DATASET EXTRACT >>
BEGIN
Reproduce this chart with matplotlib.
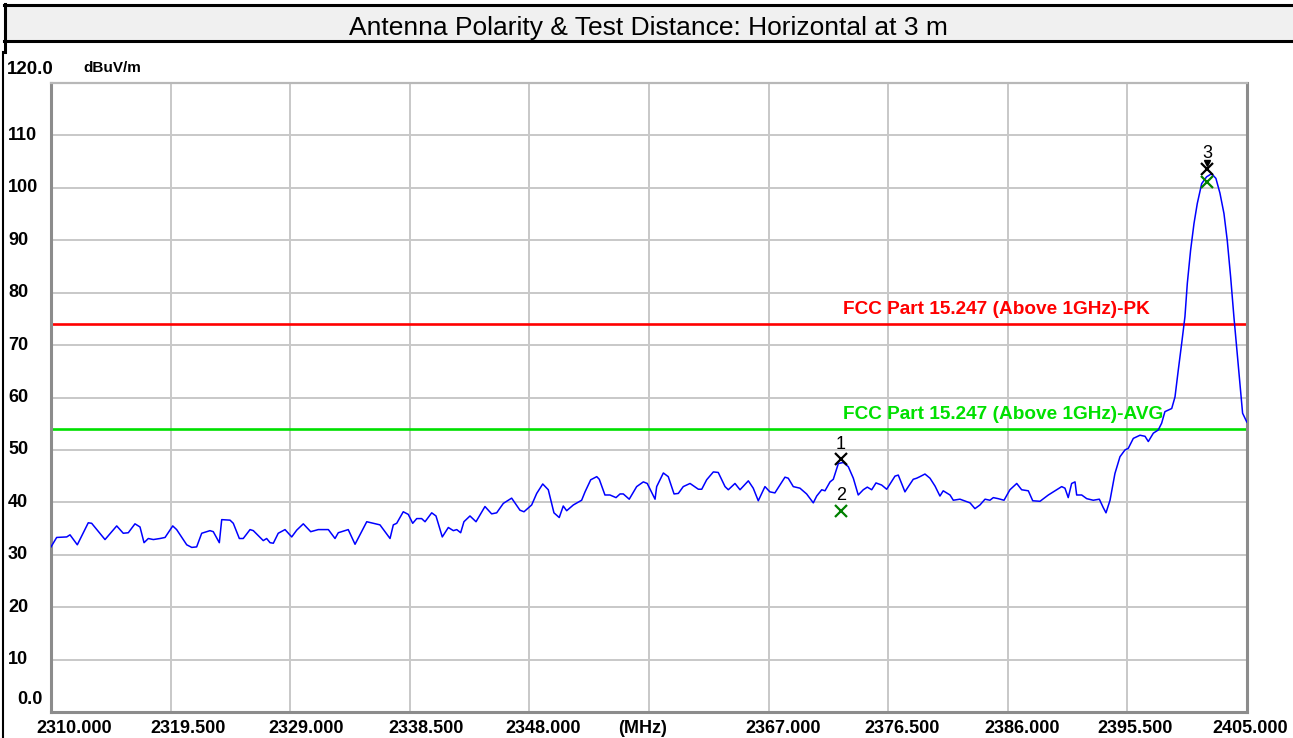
import matplotlib
matplotlib.use("Agg")
import matplotlib.pyplot as plt
from matplotlib.patches import Rectangle
from matplotlib.lines import Line2D
from matplotlib.transforms import offset_copy

plt.rcParams['font.family'] = ['Liberation Sans', 'DejaVu Sans']

title = "Antenna Polarity & Test Distance: Horizontal at 3 m"

# trace (MHz, dBuV/m)
freq = [2310.00, 2310.45, 2311.25, 2311.51, 2312.09, 2312.96, 2313.23, 2314.29,
        2315.22, 2315.74, 2316.14, 2316.67, 2317.07, 2317.39, 2317.73, 2318.13,
        2318.66, 2319.06, 2319.67, 2319.98, 2320.78, 2321.18, 2321.57, 2321.97,
        2322.63, 2322.89, 2323.37, 2323.56, 2324.22, 2324.48, 2324.96, 2325.27,
        2325.81, 2326.07, 2326.86, 2327.13, 2327.40, 2327.66, 2328.05, 2328.59,
        2329.12, 2329.52, 2330.04, 2330.63, 2331.23, 2332.03, 2332.56, 2332.82,
        2333.61, 2334.15, 2335.08, 2336.13, 2336.93, 2337.19, 2337.46, 2337.98,
        2338.38, 2338.73, 2339.05, 2339.44, 2339.71, 2340.24, 2340.58, 2341.08,
        2341.56, 2341.96, 2342.23, 2342.54, 2342.80, 2343.28, 2343.76, 2344.47,
        2345.00, 2345.40, 2345.93, 2346.59, 2347.25, 2347.57, 2348.18, 2348.58,
        2349.06, 2349.50, 2349.95, 2350.37, 2350.69, 2350.96, 2351.49, 2352.15,
        2352.42, 2352.87, 2353.35, 2353.55, 2354.00, 2354.40, 2354.88, 2355.20,
        2355.46, 2355.93, 2356.52, 2357.05, 2357.36, 2357.98, 2358.11, 2358.64,
        2359.03, 2359.49, 2359.83, 2360.22, 2360.76, 2361.42, 2361.69, 2362.08,
        2362.61, 2363.00, 2363.54, 2363.80, 2364.33, 2364.73, 2365.39, 2365.78,
        2366.18, 2366.71, 2367.10, 2367.50, 2368.30, 2368.56, 2368.96, 2369.49,
        2370.02, 2370.55, 2370.82, 2371.22, 2371.48, 2371.88, 2372.14, 2372.54,
        2372.93, 2373.33, 2373.73, 2374.12, 2374.52, 2374.84, 2375.19, 2375.53,
        2375.98, 2376.38, 2377.04, 2377.30, 2377.83, 2378.10, 2378.49, 2378.76,
        2379.02, 2379.42, 2379.82, 2380.22, 2380.61, 2380.87, 2381.41, 2381.67,
        2382.20, 2383.00, 2383.39, 2383.79, 2384.19, 2384.58, 2384.85, 2385.24,
        2385.70, 2386.17, 2386.71, 2387.10, 2387.63, 2387.98, 2388.56, 2389.22,
        2389.88, 2390.28, 2390.54, 2390.80, 2391.07, 2391.34, 2391.47, 2391.87,
        2392.27, 2392.79, 2393.27, 2393.58, 2393.80, 2394.12, 2394.51, 2394.91,
        2395.31, 2395.57, 2395.97, 2396.50, 2396.90, 2397.16, 2397.56, 2397.95,
        2398.22, 2398.48, 2399.02, 2399.28, 2399.54, 2399.81, 2400.07, 2400.26,
        2400.52, 2400.79, 2401.05, 2401.40, 2401.79, 2402.19, 2402.53, 2402.85,
        2403.17, 2403.43, 2403.70, 2403.96, 2404.18, 2404.44, 2404.65, 2404.97,
        2405.00]
level = [31.5, 33.3, 33.4, 33.8, 31.9, 36.1, 36.0, 32.9,
         35.5, 34.1, 34.2, 35.9, 35.3, 32.3, 33.1, 32.9,
         33.1, 33.3, 35.5, 34.8, 31.9, 31.4, 31.5, 34.1,
         34.6, 34.4, 32.3, 36.7, 36.6, 36.0, 33.1, 33.1,
         34.8, 34.6, 32.7, 33.1, 32.3, 32.2, 34.1, 34.8,
         33.4, 34.7, 35.9, 34.4, 34.8, 34.8, 33.1, 34.2,
         34.8, 32.0, 36.3, 35.7, 33.1, 35.7, 36.0, 38.2,
         37.7, 36.0, 36.9, 36.9, 36.3, 38.0, 37.4, 33.4,
         35.2, 34.6, 34.8, 34.2, 36.3, 37.4, 36.3, 39.2,
         37.8, 38.0, 39.8, 40.8, 38.5, 38.2, 39.5, 41.7,
         43.5, 42.4, 38.0, 37.1, 39.3, 38.4, 39.5, 40.4,
         42.0, 44.3, 44.9, 44.4, 41.4, 41.4, 40.9, 41.6,
         41.6, 40.6, 43.0, 43.9, 43.6, 40.6, 43.0, 45.6,
         44.9, 41.6, 41.7, 43.0, 43.6, 42.5, 42.5, 44.3,
         45.8, 45.7, 43.0, 42.4, 43.6, 42.4, 44.1, 42.7,
         40.3, 43.0, 42.0, 41.8, 44.8, 44.6, 43.0, 42.7,
         41.6, 39.9, 41.2, 42.4, 42.2, 43.9, 44.4, 47.4,
         47.6, 46.8, 44.6, 41.4, 42.4, 42.9, 42.4, 43.7,
         43.3, 42.5, 45.0, 45.2, 42.0, 43.0, 44.4, 44.6,
         44.9, 45.4, 44.6, 43.1, 41.2, 42.2, 41.4, 40.4,
         40.6, 39.9, 38.8, 39.5, 40.6, 40.4, 40.9, 40.7,
         40.4, 42.4, 43.6, 42.4, 42.2, 40.3, 40.2, 41.4,
         42.4, 43.0, 42.7, 40.9, 43.6, 43.9, 41.4, 41.4,
         40.7, 40.4, 40.6, 39.0, 38.0, 40.4, 45.5, 48.7,
         50.0, 50.3, 52.2, 52.8, 52.6, 51.6, 53.2, 53.8,
         55.1, 57.3, 57.9, 60.1, 65.2, 70.3, 75.4, 81.8,
         88.1, 93.2, 97.0, 100.8, 102.1, 102.7, 101.8, 99.0,
         95.1, 90.0, 83.0, 75.4, 69.6, 62.7, 57.0, 55.4,
         55.3]

limit_pk = 74.0
limit_avg = 54.0
limit_pk_label = "FCC Part 15.247 (Above 1GHz)-PK"
limit_avg_label = "FCC Part 15.247 (Above 1GHz)-AVG"

# markers: number, freq, peak reading, average reading
marker_no = ["1", "2", "3"]
marker_freq = [2372.75, 2372.75, 2401.82]
marker_level = [48.2, 38.4, 103.6]
marker_color = ["black", "#008000", "black"]
marker3_avg = 101.1

x_ticks = [2310.0, 2319.5, 2329.0, 2338.5, 2348.0, 2357.5,
           2367.0, 2376.5, 2386.0, 2395.5, 2405.0]
x_ticklabels = ["2310.000", "2319.500", "2329.000", "2338.500", "2348.000", "(MHz)",
                "2367.000", "2376.500", "2386.000", "2395.500", "2405.000"]
y_ticks = [10, 20, 30, 40, 50, 60, 70, 80, 90, 100, 110]

W, H = 1293, 738
fig = plt.figure(figsize=(W / 100, H / 100), dpi=100)
fig.patch.set_facecolor("white")

# title bar
fig.patches.append(Rectangle((4 / W, 1 - 41 / H), 1.0, 36 / H, transform=fig.transFigure,
                             facecolor="#f0f0f0", edgecolor="none", zorder=0))
for yy in (5, 41):
    fig.add_artist(Line2D([4 / W, 1], [1 - yy / H, 1 - yy / H], color="black", lw=2.2))
fig.add_artist(Line2D([4.5 / W, 4.5 / W], [1 - 4 / H, 1 - 52 / H], color="black", lw=2.2))
fig.add_artist(Line2D([3 / W, 3 / W], [1 - 52 / H, 0], color="black", lw=1.5))
fig.text(648 / W, 1 - 28 / H, title, ha="center", va="center", fontsize=19)

ax = fig.add_axes([51 / W, 26 / H, 1196 / W, 629 / H])
ax.set_xlim(2310, 2405)
ax.set_ylim(0, 120)
ax.set_xticks(x_ticks)
ax.set_yticks(y_ticks)
ax.tick_params(length=0, labelbottom=False, labelleft=False)
ax.grid(True, color="#c8c8c8", lw=1.4)
ax.set_axisbelow(True)
for side in ("left", "bottom", "right"):
    ax.spines[side].set_color("#8c8c8c")
    ax.spines[side].set_linewidth(2.2)
ax.spines["top"].set_color("#b8b8b8")
ax.spines["top"].set_linewidth(1.6)

ax.axhline(limit_pk, color="#ff0000", lw=1.9, zorder=2)
ax.axhline(limit_avg, color="#00e000", lw=1.9, zorder=2)
ax.text(2372.9, limit_pk + 1.1, limit_pk_label, color="#ff0000", fontsize=13.7,
        fontweight="bold", va="bottom", ha="left")
ax.text(2372.9, limit_avg + 1.1, limit_avg_label, color="#00e000", fontsize=13.7,
        fontweight="bold", va="bottom", ha="left")

ax.plot(freq, level, color="#0000ff", lw=1.1, zorder=3)

for no, f, v, c in zip(marker_no, marker_freq, marker_level, marker_color):
    ax.plot(f, v, marker="x", color=c, ms=8, mew=1.6, zorder=4, clip_on=False)
    ax.text(f, v + 1.3, no, color="black", fontsize=13, ha="center", va="bottom")
ax.plot(marker_freq[2], marker3_avg, marker="x", color="#008000", ms=8, mew=1.6, zorder=4)
ax.plot(marker_freq[2], marker_level[2] + 1.2, marker="v", color="black", ms=5, zorder=4)

# axis labels drawn as text, as in the receiver software
lab_off = [23, 17, 16, 16, 14, -6, 15, 14, 14, 8, 3]
for xt, lab, off in zip(x_ticks, x_ticklabels, lab_off):
    tr = offset_copy(ax.get_xaxis_transform(), fig=fig, x=off, y=0, units="dots")
    ax.text(xt, -0.012, lab, transform=tr, ha="center", va="top",
            fontsize=13, fontweight="bold", clip_on=False)
for yt in y_ticks:
    ax.text(8 / W, ax.transData.transform((0, yt))[1] / H, str(yt),
            transform=fig.transFigure, ha="left", va="center",
            fontsize=13, fontweight="bold")
fig.text(17 / W, 1 - 700 / H, "0.0", ha="left", va="center", fontsize=13, fontweight="bold")
fig.text(7 / W, 1 - 70 / H, "120.0", ha="left", va="center", fontsize=13.5, fontweight="bold")
fig.text(83 / W, 1 - 68 / H, "dBuV/m", ha="left", va="center", fontsize=11, fontweight="bold")

fig.savefig("out.png", dpi=100)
END
Leave out the pictures and repeat the lines from the start of the material through the line with "Polarity & Test", inclusive.

Reproduce this chart with matplotlib.
import matplotlib
matplotlib.use("Agg")
import matplotlib.pyplot as plt
from matplotlib.patches import Rectangle
from matplotlib.lines import Line2D
from matplotlib.transforms import offset_copy

plt.rcParams['font.family'] = ['Liberation Sans', 'DejaVu Sans']

title = "Antenna Polarity & Test Distance: Horizontal at 3 m"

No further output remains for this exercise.